All Is Not Fair in Love and War

Armenian azatamartikner (freedom fighters) in Artsakh

BY HASMIK PILIPOSYAN

The struggle is that much more meaningful when the fight is to protect an ancestral homeland. You feel the adrenaline in your veins as soon as you step foot on that sacred soil. Just gazing nostalgically at the mountainous terrain, your confusion eats you alive as you wonder why so many fight for land that belongs to them. But, meeting your fate on land that you love and dying brutally in the hands of the enemy, all hopes and dreams of being witness to a free nation are gone. The children left behind and the devastation of a family makes it not only tragic but sometimes, a death in vain.

While in Armenia, I had the privilege of interviewing Anoush Zohrabyan, a resident and student in Armenia as well as the daughter of an azatamartik named Suren Zohrabyan. Suren passed away at the age of twenty-seven in 1992 during the Nagorno-Karabagh war, leaving behind his twenty-two year old wife and two children, then 5 and 3 years old.

Anoush and I sat down at a café in Yerevan and she told me her story.

Like many others, the 1990s stole from Anoush the most important figure in her life: her father. “It was 1992 when I lost him. Now, I am twenty-six years old and realize I viewed the world with a different lens back then. While it is true that I lost my father, my forgiveness is so great; instead, the war has given me my homeland, an independent homeland,” Anoush says. At a time when the battlefields ran red and thousands gave their lives, Suren Zohrabyan died due to severe head injury in the Tavush region, Paravakar village near the Azerbaijani border. Anoush remembers weeping and her grandmother’s horrifying distress. Anoush has difficulty coming to terms with his death even till today. Sometimes, she misses her childhood doll; in other words, anything that is a reminder of her father. Through these objects she holds on to her memories in order to relive that past once again and try to forgive his absence in her life.
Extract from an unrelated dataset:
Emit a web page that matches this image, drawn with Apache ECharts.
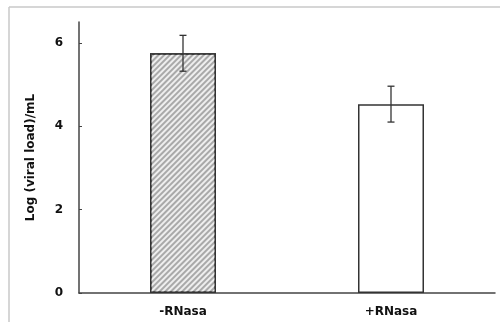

Anoush desires for the homeland to be a worthy place to live that she does not regret the loss of her father. It brings her grief to see a part of our historic Armenian land that he died for and created, like Getashen and Nakhijevan, in enemy hands. Anoush is “very patriotic and proud of our history” and Armenia’s historical significance. However, she deems the Armenian people “prisoners of the elite” where the government shows absolutely no appreciation for even the families of the freedom fighters. “One would think a simple ‘thank you’ is enough as most of these men fought and died voluntarily. There are many others like myself who received no assistance growing up. This government does not ensure its people with any resources and shows little care about how we live, what we eat and how we pay for our education. But, despite its flaws I still love my country,” says Anoush.

There are hundreds of azatamartiks and families in Armenia and Artsakh in demand of urgent medical and financial assistance that don’t receive proper judgment from the Armenian government. The bravery and boldness behind their pursuit contradicts the reality of the current Armenian state. Although, I firmly believe that there is always hope for our veterans and nation because of our youth. Anoush was not fully aware (like most citizens in Armenia) of diasporan efforts in providing a helping hand to our freedom fighters and nation. I commended our Armenian diaspora organizations, especially our youth organizations such as the UYA, ANCA youth activists, ASA, and the AYF (“With Our Soldiers” Campaign) in raising money to provide most of our azatamartiks with medical assistance and the opportunity to improve the quality of their lives.

Anoush thinks of her father every day and says that he gives her strength spiritually to always make the right decisions. She has constant flashbacks to the sound of shelling and gunshots and relives the time after her father’s death when their dog, hungry and weak, would walk to his gravesite each day and lay on the tombstone.

Today, Anoush is working towards a Master’s degree in literature and poetry at Yerevan State University and is also a script-write for the television series “Kyanqi Carousel”, while her brother studies at Yerevan State Medical University.